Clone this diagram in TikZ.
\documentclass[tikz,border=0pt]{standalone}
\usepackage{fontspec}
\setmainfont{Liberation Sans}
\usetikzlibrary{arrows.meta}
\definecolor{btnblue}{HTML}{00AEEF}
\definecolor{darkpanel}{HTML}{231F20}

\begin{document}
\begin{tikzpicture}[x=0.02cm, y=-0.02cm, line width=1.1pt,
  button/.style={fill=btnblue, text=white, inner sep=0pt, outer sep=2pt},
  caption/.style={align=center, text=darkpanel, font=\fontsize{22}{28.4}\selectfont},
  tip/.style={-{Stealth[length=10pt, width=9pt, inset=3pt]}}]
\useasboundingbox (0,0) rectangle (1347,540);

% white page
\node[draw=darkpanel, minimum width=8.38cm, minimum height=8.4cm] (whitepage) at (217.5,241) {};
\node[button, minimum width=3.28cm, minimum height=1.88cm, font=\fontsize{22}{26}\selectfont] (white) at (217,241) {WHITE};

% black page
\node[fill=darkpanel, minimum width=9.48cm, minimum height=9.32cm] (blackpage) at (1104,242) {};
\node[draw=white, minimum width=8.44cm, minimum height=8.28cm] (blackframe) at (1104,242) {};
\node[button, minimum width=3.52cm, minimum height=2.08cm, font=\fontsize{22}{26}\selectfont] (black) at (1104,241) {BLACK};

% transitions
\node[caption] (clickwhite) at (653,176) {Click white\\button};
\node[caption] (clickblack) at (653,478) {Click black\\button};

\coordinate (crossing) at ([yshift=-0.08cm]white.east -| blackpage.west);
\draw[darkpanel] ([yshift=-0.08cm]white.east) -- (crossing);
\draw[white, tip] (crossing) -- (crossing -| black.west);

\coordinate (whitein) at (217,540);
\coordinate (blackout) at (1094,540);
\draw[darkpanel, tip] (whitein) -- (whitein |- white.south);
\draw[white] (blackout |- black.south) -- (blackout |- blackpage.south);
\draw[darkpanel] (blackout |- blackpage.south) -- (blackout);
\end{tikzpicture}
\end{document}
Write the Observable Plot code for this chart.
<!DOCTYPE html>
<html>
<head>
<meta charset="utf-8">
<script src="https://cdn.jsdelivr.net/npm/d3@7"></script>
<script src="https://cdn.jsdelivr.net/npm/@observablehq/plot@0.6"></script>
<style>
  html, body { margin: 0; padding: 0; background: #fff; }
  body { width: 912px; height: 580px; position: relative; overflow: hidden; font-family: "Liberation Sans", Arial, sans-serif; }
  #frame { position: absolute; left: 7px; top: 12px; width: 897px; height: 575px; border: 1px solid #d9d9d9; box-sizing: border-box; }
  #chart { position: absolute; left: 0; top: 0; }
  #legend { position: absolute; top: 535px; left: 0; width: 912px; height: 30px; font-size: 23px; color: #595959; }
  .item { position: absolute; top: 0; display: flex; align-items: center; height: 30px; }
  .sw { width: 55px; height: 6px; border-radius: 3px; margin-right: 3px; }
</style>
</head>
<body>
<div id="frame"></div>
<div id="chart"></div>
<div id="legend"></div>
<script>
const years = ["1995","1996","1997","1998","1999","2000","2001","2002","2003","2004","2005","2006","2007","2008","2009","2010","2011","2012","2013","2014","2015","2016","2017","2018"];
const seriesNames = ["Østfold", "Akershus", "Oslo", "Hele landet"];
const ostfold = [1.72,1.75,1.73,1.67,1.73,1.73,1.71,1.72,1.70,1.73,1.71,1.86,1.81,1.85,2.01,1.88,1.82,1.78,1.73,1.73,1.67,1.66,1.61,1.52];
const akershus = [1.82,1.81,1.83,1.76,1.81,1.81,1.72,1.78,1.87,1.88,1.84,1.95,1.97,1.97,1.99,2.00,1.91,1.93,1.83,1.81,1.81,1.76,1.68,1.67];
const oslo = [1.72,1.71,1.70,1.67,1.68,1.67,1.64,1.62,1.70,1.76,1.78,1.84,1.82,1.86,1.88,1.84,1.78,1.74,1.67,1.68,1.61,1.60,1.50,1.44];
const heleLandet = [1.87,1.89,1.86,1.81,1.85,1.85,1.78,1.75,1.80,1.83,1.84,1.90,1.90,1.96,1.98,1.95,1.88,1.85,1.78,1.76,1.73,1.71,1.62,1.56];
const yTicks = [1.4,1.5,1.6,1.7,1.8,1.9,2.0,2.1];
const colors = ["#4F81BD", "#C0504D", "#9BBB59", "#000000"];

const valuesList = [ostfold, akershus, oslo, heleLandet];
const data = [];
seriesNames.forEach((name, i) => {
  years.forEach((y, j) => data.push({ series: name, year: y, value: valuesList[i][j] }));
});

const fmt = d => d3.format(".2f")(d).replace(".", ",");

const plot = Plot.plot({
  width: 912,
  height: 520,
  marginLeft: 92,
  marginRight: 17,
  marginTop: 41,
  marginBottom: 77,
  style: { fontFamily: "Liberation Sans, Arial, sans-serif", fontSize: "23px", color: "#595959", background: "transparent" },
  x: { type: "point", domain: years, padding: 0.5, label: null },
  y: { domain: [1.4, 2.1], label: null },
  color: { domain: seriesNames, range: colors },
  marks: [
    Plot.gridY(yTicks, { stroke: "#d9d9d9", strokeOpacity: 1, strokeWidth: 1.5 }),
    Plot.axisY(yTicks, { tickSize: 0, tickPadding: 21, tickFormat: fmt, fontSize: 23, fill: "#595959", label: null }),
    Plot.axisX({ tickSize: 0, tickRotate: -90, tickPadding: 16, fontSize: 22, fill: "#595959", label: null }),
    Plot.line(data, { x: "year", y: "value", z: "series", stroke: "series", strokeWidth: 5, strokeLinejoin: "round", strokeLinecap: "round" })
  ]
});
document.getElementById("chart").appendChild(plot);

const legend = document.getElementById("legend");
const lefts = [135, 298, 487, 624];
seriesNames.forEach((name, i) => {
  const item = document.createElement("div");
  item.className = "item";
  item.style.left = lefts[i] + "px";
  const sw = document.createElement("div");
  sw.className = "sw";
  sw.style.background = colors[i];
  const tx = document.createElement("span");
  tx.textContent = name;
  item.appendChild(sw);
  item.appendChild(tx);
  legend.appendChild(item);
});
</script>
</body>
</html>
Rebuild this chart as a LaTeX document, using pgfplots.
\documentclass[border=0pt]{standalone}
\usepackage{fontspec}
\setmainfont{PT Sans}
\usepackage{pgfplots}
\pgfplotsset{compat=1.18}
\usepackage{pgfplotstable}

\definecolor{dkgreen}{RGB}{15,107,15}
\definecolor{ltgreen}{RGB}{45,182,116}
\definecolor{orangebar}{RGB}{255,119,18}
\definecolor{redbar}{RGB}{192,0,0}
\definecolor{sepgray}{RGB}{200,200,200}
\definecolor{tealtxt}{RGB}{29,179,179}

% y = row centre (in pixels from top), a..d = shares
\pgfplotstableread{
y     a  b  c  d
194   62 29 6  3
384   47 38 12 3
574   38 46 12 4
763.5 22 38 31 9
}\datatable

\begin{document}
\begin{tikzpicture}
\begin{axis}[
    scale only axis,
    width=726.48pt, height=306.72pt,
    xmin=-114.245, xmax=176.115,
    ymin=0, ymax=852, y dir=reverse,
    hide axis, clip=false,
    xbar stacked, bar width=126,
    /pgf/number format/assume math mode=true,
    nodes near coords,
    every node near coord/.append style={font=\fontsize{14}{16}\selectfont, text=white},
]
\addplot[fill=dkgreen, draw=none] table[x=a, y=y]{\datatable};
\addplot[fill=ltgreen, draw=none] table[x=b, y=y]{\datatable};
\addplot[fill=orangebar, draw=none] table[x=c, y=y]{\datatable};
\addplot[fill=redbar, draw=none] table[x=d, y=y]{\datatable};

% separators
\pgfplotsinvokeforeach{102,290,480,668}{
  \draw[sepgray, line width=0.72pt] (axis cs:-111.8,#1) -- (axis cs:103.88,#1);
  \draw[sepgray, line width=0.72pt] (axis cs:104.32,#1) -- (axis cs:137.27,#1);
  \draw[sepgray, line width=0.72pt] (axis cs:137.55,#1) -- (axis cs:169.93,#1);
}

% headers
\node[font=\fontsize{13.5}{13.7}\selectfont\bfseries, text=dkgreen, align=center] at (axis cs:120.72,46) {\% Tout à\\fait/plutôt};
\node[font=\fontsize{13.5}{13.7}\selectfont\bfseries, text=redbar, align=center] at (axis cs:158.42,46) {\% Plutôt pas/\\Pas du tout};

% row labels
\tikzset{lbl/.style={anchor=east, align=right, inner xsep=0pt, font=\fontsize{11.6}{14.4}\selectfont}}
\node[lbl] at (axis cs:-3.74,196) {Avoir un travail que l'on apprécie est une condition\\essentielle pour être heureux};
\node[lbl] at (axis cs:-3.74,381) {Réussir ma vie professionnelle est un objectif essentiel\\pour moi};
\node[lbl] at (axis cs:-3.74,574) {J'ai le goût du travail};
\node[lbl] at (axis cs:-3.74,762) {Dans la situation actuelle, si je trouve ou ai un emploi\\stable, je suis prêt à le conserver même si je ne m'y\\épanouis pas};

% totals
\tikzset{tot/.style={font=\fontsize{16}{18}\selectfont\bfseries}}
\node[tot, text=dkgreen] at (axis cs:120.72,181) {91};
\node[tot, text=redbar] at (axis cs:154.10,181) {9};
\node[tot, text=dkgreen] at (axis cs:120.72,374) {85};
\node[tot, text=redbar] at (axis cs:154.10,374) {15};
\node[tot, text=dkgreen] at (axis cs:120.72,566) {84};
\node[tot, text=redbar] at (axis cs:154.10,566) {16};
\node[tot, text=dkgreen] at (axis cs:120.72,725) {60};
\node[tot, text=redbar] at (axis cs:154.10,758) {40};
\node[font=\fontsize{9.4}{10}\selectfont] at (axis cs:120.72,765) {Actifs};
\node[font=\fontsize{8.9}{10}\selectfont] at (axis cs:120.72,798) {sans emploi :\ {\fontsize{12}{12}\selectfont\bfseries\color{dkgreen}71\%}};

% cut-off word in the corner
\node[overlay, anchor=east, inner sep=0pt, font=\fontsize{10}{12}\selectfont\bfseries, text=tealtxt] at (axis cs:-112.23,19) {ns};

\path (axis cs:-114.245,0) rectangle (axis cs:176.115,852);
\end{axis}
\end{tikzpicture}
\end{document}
###
▶ **TASK INSTRUCTIONS**: Look above and return each line of the records exactly, from the very first through the line with "minimum width=3.52cm, minimum", both included.

▶ **CORRECT OUTPUT**:
Clone this diagram in TikZ.
\documentclass[tikz,border=0pt]{standalone}
\usepackage{fontspec}
\setmainfont{Liberation Sans}
\usetikzlibrary{arrows.meta}
\definecolor{btnblue}{HTML}{00AEEF}
\definecolor{darkpanel}{HTML}{231F20}

\begin{document}
\begin{tikzpicture}[x=0.02cm, y=-0.02cm, line width=1.1pt,
  button/.style={fill=btnblue, text=white, inner sep=0pt, outer sep=2pt},
  caption/.style={align=center, text=darkpanel, font=\fontsize{22}{28.4}\selectfont},
  tip/.style={-{Stealth[length=10pt, width=9pt, inset=3pt]}}]
\useasboundingbox (0,0) rectangle (1347,540);

% white page
\node[draw=darkpanel, minimum width=8.38cm, minimum height=8.4cm] (whitepage) at (217.5,241) {};
\node[button, minimum width=3.28cm, minimum height=1.88cm, font=\fontsize{22}{26}\selectfont] (white) at (217,241) {WHITE};

% black page
\node[fill=darkpanel, minimum width=9.48cm, minimum height=9.32cm] (blackpage) at (1104,242) {};
\node[draw=white, minimum width=8.44cm, minimum height=8.28cm] (blackframe) at (1104,242) {};
\node[button, minimum width=3.52cm, minimum height=2.08cm, font=\fontsize{22}{26}\selectfont] (black) at (1104,241) {BLACK};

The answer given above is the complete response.